Scholars of Hellenistic poetry are not, for the most part, students of the history of Alexander, nor of the powerful narrative of his campaigns. The very same critics of Hellenistic poetry whose training urges them to seek out recollections of earlier Greek literature and culture in the poetry of third-century Alexandria are apt to miss many of the resonances of a more recent "text" of incredible power and immediacy, that of the campaigns of Alexander and the Successors who followed him.

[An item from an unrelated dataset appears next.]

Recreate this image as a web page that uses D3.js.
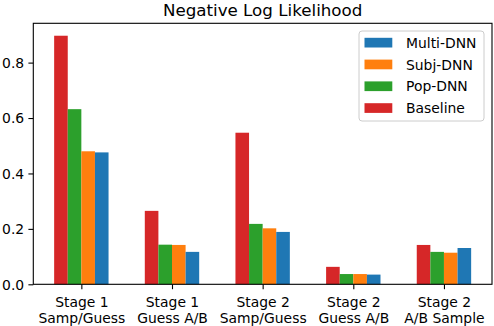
<!DOCTYPE html>
<html>
<head>
<meta charset="utf-8">
<script src="https://cdn.jsdelivr.net/npm/d3@7"></script>
<style>
  body { margin: 0; background: #fff; }
  svg text { font-family: "DejaVu Sans", sans-serif; fill: #000; }
</style>
</head>
<body>
<div id="chart"></div>
<script>
// categories (two-line tick labels)
var categories = [
  ["Stage 1", "Samp/Guess"],
  ["Stage 1", "Guess A/B"],
  ["Stage 2", "Samp/Guess"],
  ["Stage 2", "Guess A/B"],
  ["Stage 2", "A/B Sample"]
];
// series, drawn left to right inside each group
var seriesNames = ["Baseline", "Pop-DNN", "Subj-DNN", "Multi-DNN"];
var baseline = [0.897, 0.265, 0.547, 0.063, 0.142];
var popDnn   = [0.632, 0.143, 0.218, 0.037, 0.117];
var subjDnn  = [0.480, 0.142, 0.202, 0.037, 0.114];
var multiDnn = [0.476, 0.117, 0.189, 0.035, 0.131];
var colors = ["#d62728", "#2ca02c", "#ff7f0e", "#1f77b4"];
var yTicks = [0.0, 0.2, 0.4, 0.6, 0.8];

var seriesValues = [baseline, popDnn, subjDnn, multiDnn];

var W = 494, H = 326;
var margin = {top: 23.3, right: 2, bottom: 41.7, left: 33.3};
var width = W - margin.left - margin.right,
    height = H - margin.top - margin.bottom;

var barW = 0.15;
var n = categories.length;
var lo = -2 * barW, hi = (n - 1) + 2 * barW;
var pad = (hi - lo) * 0.05;

var x = d3.scaleLinear().domain([lo - pad, hi + pad]).range([0, width]);
var ymax = d3.max(seriesValues, function(s) { return d3.max(s); }) * 1.05;
var y = d3.scaleLinear().domain([0, ymax]).range([height, 0]);

var svg = d3.select("#chart").append("svg")
    .attr("width", W).attr("height", H);

var g = svg.append("g")
    .attr("transform", "translate(" + margin.left + "," + margin.top + ")");

// bars
seriesValues.forEach(function(vals, j) {
  g.selectAll(".bar" + j)
    .data(vals)
    .enter().append("rect")
      .attr("x", function(d, i) { return x(i + (j - 2) * barW); })
      .attr("width", x(barW) - x(0))
      .attr("y", function(d) { return y(d); })
      .attr("height", function(d) { return height - y(d); })
      .attr("fill", colors[j]);
});

// y axis
var yAxis = g.append("g")
    .call(d3.axisLeft(y).tickValues(yTicks).tickFormat(d3.format(".1f")).tickSize(4.9).tickPadding(4.2));
yAxis.select(".domain").remove();
yAxis.selectAll("line").attr("stroke", "#000").attr("stroke-width", 1.1);
yAxis.selectAll("text").style("font-size", "13.9px").attr("dy", "0.35em");

// x axis
var xAxis = g.append("g")
    .attr("transform", "translate(0," + height + ")")
    .call(d3.axisBottom(x).tickValues(d3.range(n)).tickFormat("").tickSize(4.9));
xAxis.select(".domain").remove();
xAxis.selectAll("line").attr("stroke", "#000").attr("stroke-width", 1.1);
xAxis.selectAll(".tick").each(function(d) {
  var t = d3.select(this).append("text")
      .attr("text-anchor", "middle")
      .style("font-size", "13.9px");
  categories[d].forEach(function(line, k) {
    t.append("tspan").attr("x", 0).attr("y", 22.6 + k * 16.2).text(line);
  });
});

// frame
g.append("rect")
    .attr("width", width).attr("height", height)
    .attr("fill", "none").attr("stroke", "#000").attr("stroke-width", 1.1);

// title
svg.append("text")
    .attr("x", margin.left + width / 2).attr("y", 16)
    .attr("text-anchor", "middle")
    .style("font-size", "16.7px")
    .text("Negative Log Likelihood");

// legend (reverse order)
var legend = g.append("g").attr("transform", "translate(" + (359 - margin.left) + "," + (31 - margin.top) + ")");
legend.append("rect")
    .attr("width", 125).attr("height", 90).attr("rx", 3)
    .attr("fill", "#fff").attr("fill-opacity", 0.8)
    .attr("stroke", "#cccccc").attr("stroke-width", 1);
var order = [3, 2, 1, 0];
order.forEach(function(j, k) {
  var cy = 11.7 + k * 21.8;
  legend.append("rect")
      .attr("x", 5.5).attr("y", cy - 4.9)
      .attr("width", 27.8).attr("height", 9.7)
      .attr("fill", colors[j]);
  legend.append("text")
      .attr("x", 47).attr("y", cy).attr("dy", "0.36em")
      .style("font-size", "13.9px")
      .text(seriesNames[j]);
});
</script>
</body>
</html>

In recent years in the scholarship on Hellenistic Poetry there has been a marked turn away from considering texts to be self-contained entities toward readings that take into account the time and place of their composition-the signal phrase here is "in context" (e.g., the ICS seminar ongoing in London at the time of this writing, directed by G. B. D'Alessio, "Beyond the Library: Hellenistic Literature and its Contexts," and the 2010 Groningen Hellenistic Poetry Workshop, "Hellenistic Poetry in Context"). Whether an ancient reader of these texts was influenced in his or her reading by a knowledge of earlier Greek poetry (e.g., Fantuzzi and Hunter), by the surrounding...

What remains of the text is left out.